Au Soudan, une nouvelle trêve et de nouveaux combats
Par AlAhed avec AFP
Les combats continuent mardi au Soudan où la trêve, jamais respectée, a été prolongée pour tenter d'acheminer une aide humanitaire vitale pour le pays au bord de la famine.
Combattant depuis le 15 avril, l'armée du général Abdel Fattah al-Burhane et les paramilitaires des Forces de soutien rapide (FSR) du général Mohamed Hamdane Daglo ont accepté d'étendre lundi soir un cessez-le-feu en vigueur depuis le 22 mai et qui est surveillé par les Saoudiens et Etats-Unis. Mais sur le terrain, raids aériens, tirs d'artillerie et mouvements de blindés ne cessent pas.
Et la guerre qui a déjà fait plus de 1.800 morts, selon l'ONG ACLED, et près d'un million et demi de déplacés et de réfugiés selon l'ONU, continue de tuer et de forcer des familles à quitter leur maison.
«Malnutrition aiguë»
Dans la nuit de lundi à mardi, des habitants ont rapporté à l'AFP des combats à Khartoum et à Nyala, au Darfour, vaste région de l'ouest déjà ravagée dans les années 2000 par une guerre meurtrière.
Le Soudan était déjà avant la guerre l'un des pays les plus pauvres au monde. Un habitant sur trois y souffrait de la faim, les longues coupures d'électricité étaient quotidiennes et le système de santé était au bord de l'écroulement.

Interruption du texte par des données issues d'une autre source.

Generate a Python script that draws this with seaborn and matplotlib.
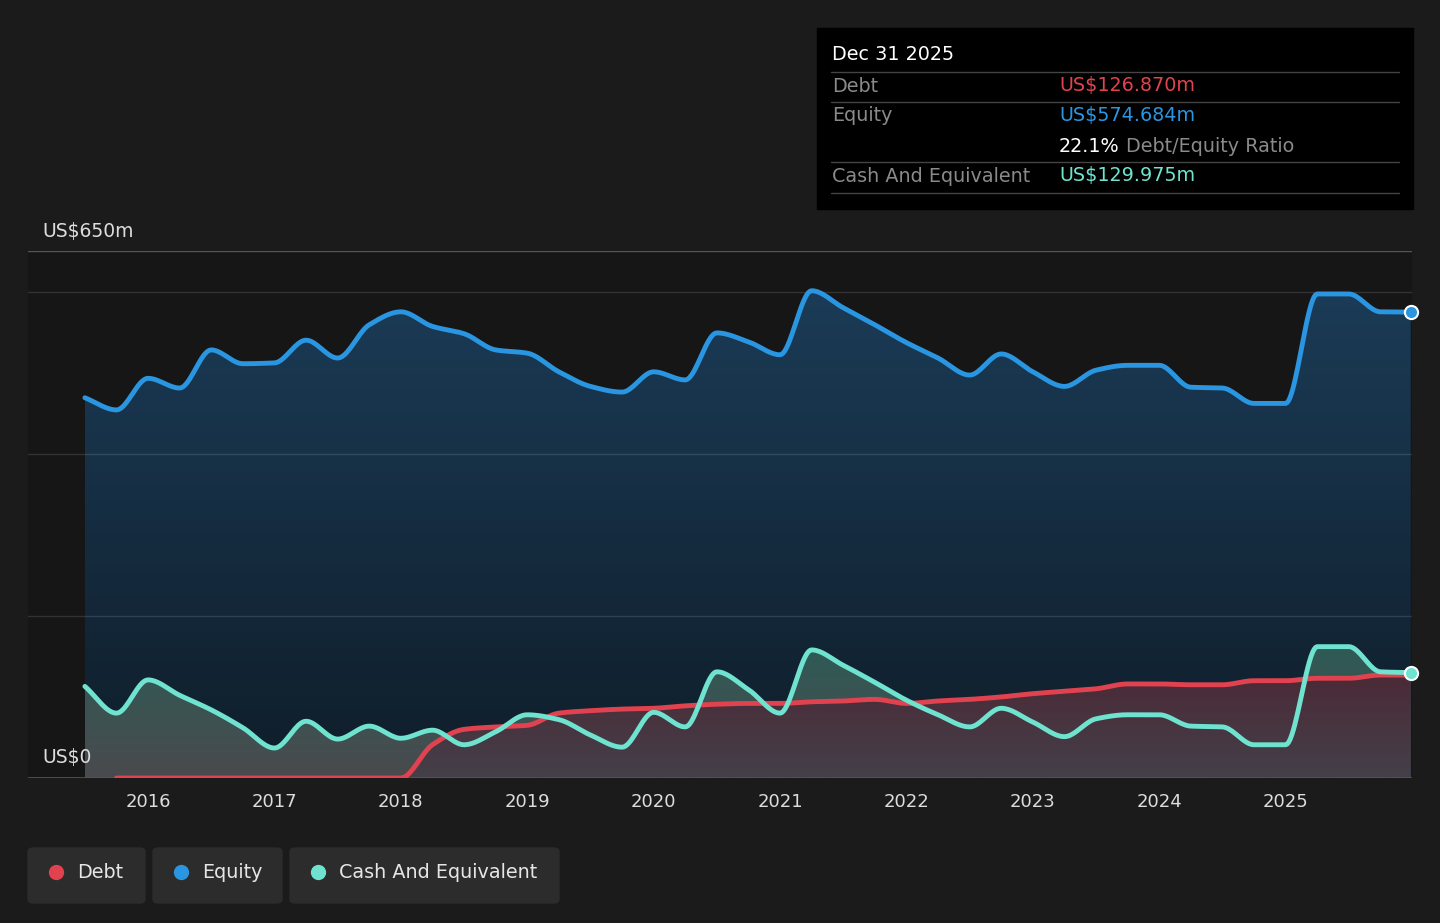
import numpy as np
import matplotlib
matplotlib.use("Agg")
import matplotlib.pyplot as plt
import seaborn as sns
from matplotlib.patches import FancyBboxPatch, Rectangle

sns.set_theme(style="dark")
plt.rcParams['font.family'] = ['DejaVu Sans']

t = [2015.5, 2015.75, 2016.0, 2016.25, 2016.5, 2016.75, 2017.0, 2017.25, 2017.5, 2017.75,
     2018.0, 2018.25, 2018.5, 2018.75, 2019.0, 2019.25, 2019.5, 2019.75, 2020.0, 2020.25,
     2020.5, 2020.75, 2021.0, 2021.25, 2021.5, 2021.75, 2022.0, 2022.25, 2022.5, 2022.75,
     2023.0, 2023.25, 2023.5, 2023.75, 2024.0, 2024.25, 2024.5, 2024.75, 2025.0, 2025.25,
     2025.5, 2025.75, 2025.99]
equity = [469, 454, 493, 481, 528, 511, 512, 540, 518, 559, 575, 557, 548, 528, 524, 501, 483,
          476, 501, 491, 549, 538, 522, 601, 580, 559, 537, 518, 497, 523, 501, 483, 503, 509,
          509, 482, 481, 462, 462, 597, 597, 575, 574.684]
cash = [113, 80, 121, 102, 84, 62, 37, 70, 48, 64, 49, 59, 41, 57, 78, 72, 53, 38, 81, 63,
        131, 109, 80, 158, 139, 118, 96, 78, 63, 86, 69, 51, 73, 78, 78, 64, 63, 41, 41, 162,
        162, 131, 129.975]
debt_t = t[1:]
debt = [0, 0, 0, 0, 0, 0, 0, 0, 0, 0, 41, 60, 63, 65, 80, 83, 85, 86, 89, 91, 92, 92, 94, 95,
        97, 92, 95, 97, 100, 104, 107, 110, 116, 116, 115, 115, 120, 120, 123, 123, 127, 126.87]
years = list(range(2016, 2026))


def smooth(x, y, n=20):
    x = np.asarray(x, float); y = np.asarray(y, float)
    h = np.diff(x); d = np.diff(y) / h
    m = np.zeros_like(y)
    m[0], m[-1] = d[0], d[-1]
    for i in range(1, len(y) - 1):
        if d[i - 1] * d[i] > 0:
            w1 = 2 * h[i] + h[i - 1]; w2 = h[i] + 2 * h[i - 1]
            m[i] = (w1 + w2) / (w1 / d[i - 1] + w2 / d[i])
    xs, ys = [], []
    for i in range(len(x) - 1):
        s = np.linspace(0, 1, n, endpoint=False)
        h00 = 2 * s**3 - 3 * s**2 + 1; h10 = s**3 - 2 * s**2 + s
        h01 = -2 * s**3 + 3 * s**2; h11 = s**3 - s**2
        xs.append(x[i] + s * h[i])
        ys.append(h00 * y[i] + h10 * h[i] * m[i] + h01 * y[i + 1] + h11 * h[i] * m[i + 1])
    xs.append([x[-1]]); ys.append([y[-1]])
    return np.concatenate(xs), np.concatenate(ys)


fig = plt.figure(figsize=(14.4, 9.23), dpi=100, facecolor="#1b1b1b")
ax = fig.add_axes([28 / 1440, 1 - 778 / 923, 1384 / 1440, 527 / 923])
ax.set_facecolor("#161616")
ax.set_xlim(2015.05, 2026.0)
ax.set_ylim(0, 650)


def grad_fill(x, y, top, bot, ymax, z):
    poly = ax.fill_between(x, y, 0, color="none", zorder=z)
    img = np.zeros((100, 1, 4))
    top = np.array(matplotlib.colors.to_rgba(top)); bot = np.array(matplotlib.colors.to_rgba(bot))
    for i in range(100):
        f = i / 99
        img[i, 0] = top * (1 - f) + bot * f
    im = ax.imshow(img, extent=[x.min(), x.max(), 0, ymax], aspect="auto", origin="upper", zorder=z)
    im.set_clip_path(poly.get_paths()[0], transform=ax.transData)


ex, ey = smooth(t, equity)
cx, cy = smooth(t, cash)
dx, dy = smooth(debt_t, debt)
grad_fill(ex, ey, "#1b3b56", "#0f1d29", 600, 1)
grad_fill(cx, cy, "#2f5a55", "#4a4a4e", 160, 2)
grad_fill(dx, dy, "#4b2a36", "#44404a", 130, 3)

for v in [200, 400, 600]:
    ax.axhline(v, color="#ffffff", alpha=0.12, lw=1, zorder=4)
ax.axhline(650, color="#555555", lw=1, zorder=4)
ax.axhline(0, color="#555555", lw=1.2, zorder=4)

sns.lineplot(x=dx, y=dy, color="#e0434f", lw=3.5, ax=ax, zorder=5, sort=False)
sns.lineplot(x=cx, y=cy, color="#6fe3cf", lw=3.5, ax=ax, zorder=6, sort=False)
sns.lineplot(x=ex, y=ey, color="#2a95e0", lw=3.5, ax=ax, zorder=7, sort=False)
ax.scatter([t[-1]], [equity[-1]], s=90, color="#2a95e0", edgecolor="white", lw=1.5, zorder=9, clip_on=False)
ax.scatter([t[-1]], [cash[-1]], s=90, color="#6fe3cf", edgecolor="white", lw=1.5, zorder=9, clip_on=False)

ax.set_xticks(years)
ax.set_xticklabels([str(y) for y in years], color="#dddddd", fontsize=13)
ax.tick_params(axis="x", length=5, color="#555555", pad=6)
ax.set_yticks([])
ax.set_xlabel(""); ax.set_ylabel("")
for s in ax.spines.values():
    s.set_visible(False)

fig.text(42 / 1440, 1 - 231 / 923, "US$650m", color="#dddddd", fontsize=13.5, va="center")
fig.text(42 / 1440, 1 - 757 / 923, "US$0", color="#dddddd", fontsize=13.5, va="center")

# tooltip
fig.patches.append(Rectangle((817 / 1440, 1 - 209 / 923), 596 / 1440, 181 / 923,
                             transform=fig.transFigure, color="black", zorder=1))
fig.text(832 / 1440, 1 - 55 / 923, "Dec 31 2025", color="white", fontsize=13.8, va="center")
for yy in [72, 102, 162, 193]:
    fig.add_artist(plt.Line2D([831 / 1440, 1399 / 1440], [1 - yy / 923] * 2, color="#444444", lw=1))
rows = [(86, "Debt", "US$126.870m", "#e0434f"), (116, "Equity", "US$574.684m", "#2a95e0"),
        (176, "Cash And Equivalent", "US$129.975m", "#6fe3cf")]
for yy, lab, val, col in rows:
    fig.text(832 / 1440, 1 - yy / 923, lab, color="#8a8a8a", fontsize=13.8, va="center")
    fig.text(1059 / 1440, 1 - yy / 923, val, color=col, fontsize=13.8, va="center")
fig.text(1059 / 1440, 1 - 146 / 923, "22.1%", color="white", fontsize=13.8, va="center")
fig.text(1126 / 1440, 1 - 146 / 923, "Debt/Equity Ratio", color="#8a8a8a", fontsize=13.8, va="center")

# legend
items = [(28, 145, "Debt", "#e0434f"), (153, 282, "Equity", "#2a95e0"),
         (290, 559, "Cash And Equivalent", "#6fe3cf")]
for x0, x1, lab, col in items:
    fig.patches.append(FancyBboxPatch((x0 / 1440, 1 - 903 / 923), (x1 - x0) / 1440, 55 / 923,
                                      boxstyle="round,pad=0,rounding_size=0.004",
                                      transform=fig.transFigure, color="#2c2c2c"))
    fig.add_artist(plt.Line2D([(x0 + 28) / 1440], [1 - 872 / 923], marker="o", ms=10,
                              color=col, lw=0))
    fig.text((x0 + 49) / 1440, 1 - 872 / 923, lab, color="#e6e6e6", fontsize=13.8, va="center")

fig.savefig("out.png", dpi=100, facecolor=fig.get_facecolor())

Aujourd'hui, après près de sept semaines de guerre, 25 des 45 millions de Soudanais ne peuvent plus survivre sans aide humanitaire, affirme l'ONU.
Parmi eux figurent plus de 13,6 millions d'enfants, souligne l'Unicef, dont «620.000 en malnutrition aiguë qui, pour moitié, pourraient mourir s'ils ne sont pas aidés à temps».
L'eau courante n'arrive plus dans certains quartiers de Khartoum, l'électricité ne marche que quelques heures par semaine et les trois quarts des hôpitaux des zones de combat sont hors d'usage.
Les établissements qui opèrent encore n'ont quasiment plus d'équipements et de médicaments, et, comme toutes les infrastructures, ils doivent composer avec un prix du fuel pour les générateurs électriques multiplié par 20.
Les humanitaires, eux, réclament depuis le début de la guerre de pouvoir accéder à Khartoum et au Darfour, les deux régions les plus touchées par la guerre, pour réapprovisionner leurs réserves, dont certaines ont été pillées. Mais jusqu'ici, ils n'ont pu acheminer que de petites quantités de nourriture ou de médicaments car leurs personnels ne peuvent se déplacer en raison des combats.
Quant à certaines zones du Darfour, elles sont désormais totalement coupées du monde, sans électricité, sans internet ni téléphone, et les militants soudanais disent redouter le pire.
Si Washington et Ryad se sont félicités de la prolongation de la trêve pour cinq jours, sur le terrain, les Soudanais redoutent désormais «une guerre civile totale», selon les Forces de la liberté et du changement (FLC), le bloc civil évincé lors du putsch mené en 2021 par les deux généraux alors alliés.
Si ce groupe tire la sonnette d'alarme, c'est parce que les appels à armer les civils se multiplient.
Au Darfour, où les combats mêlent déjà militaires, paramilitaires, milices locales, combattants tribaux et civils armés, la question a été relancée quand le gouverneur, un ex-rebelle aligné sur l'armée, a appelé tout le monde à prendre les armes «pour protéger ses biens».
«Irresponsable»
«Dans la situation où nous sommes, il faut s'armer, car tout le monde est en danger», plaide auprès de l'AFP un habitant de cette région frontalière du Tchad, parlant d'attaques contre des habitants chez eux, ou de pillages. Mais, rétorque un autre, appeler les civils à s'armer est «totalement irresponsable: c'est un appel très dangereux qui peut nous mener à la guerre civile».
Le Tchad, le Soudan du Sud ou l'Ethiopie, des Etats voisins eux-mêmes en proie à des violences, redoutent une contagion et réclament des aides à l'ONU, qui en retour répète n'avoir reçu qu'une infime part des fonds de ses bailleurs.
Lundi, l'ONU a prévenu qu'avec la guerre, le Soudan avait rejoint la liste des dix pays qui pourraient connaître sous peu la famine. Et dans quelques jours, la saison des pluies commencera et avec elle la crainte d'épidémies, du paludisme au choléra.